In the first part of the study,mice were exposed to ultraviolet B (UVB) three times a week for 16 weeks. Then for the next 14 weeks, in the absence of further UVB treatment, half the mice had access to running wheels while the other half did not.
All the mice in this study developed skin tumors, but exercising mice had fewer and smaller tumors, and they took an average of seven weeks to show signs of cancer, compared to an average of 3.5 weeks in the mice that took no exercise.
In the second part, mice were exposed to UVB light twice a week for 33 weeks. From the beginning of this study, half had access to a running wheel and half did not.
Again the exercising mice were slower to develop tumors, developed fewer tumors and those that they did develop were smaller.
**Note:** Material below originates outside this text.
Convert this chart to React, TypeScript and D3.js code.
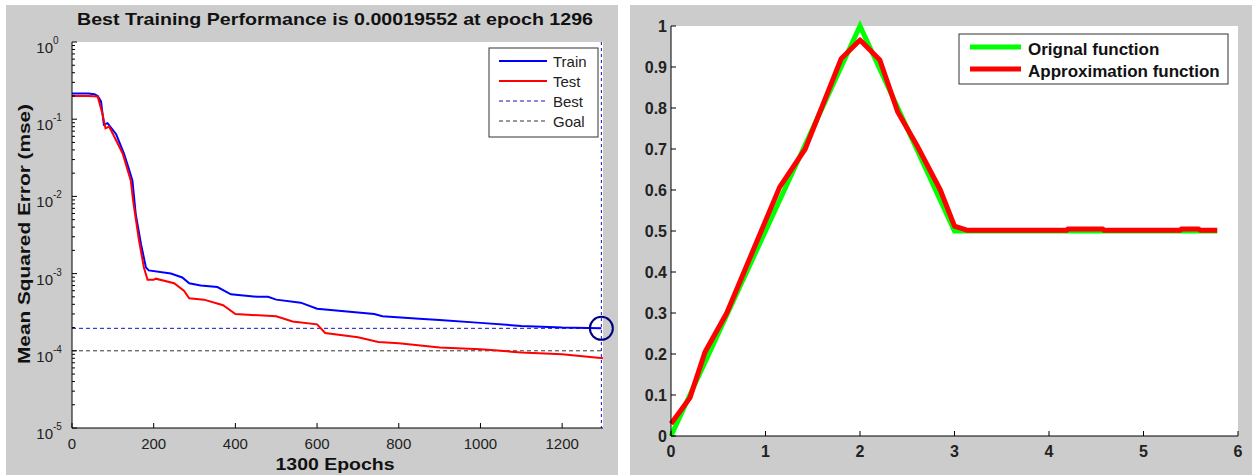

Analysis of samples found that exercise appeared to enhance programmed cell death (apoptosis) -- a process that removes sun-damaged cells.
"While UVB is triggering the development of tumors, exercise is counteracting the effect by stimulating the death of the developing cancer cells," said lead researcher Dr. Allan Conney. He added that the results also showed that animals with less fat developed fewer tumors.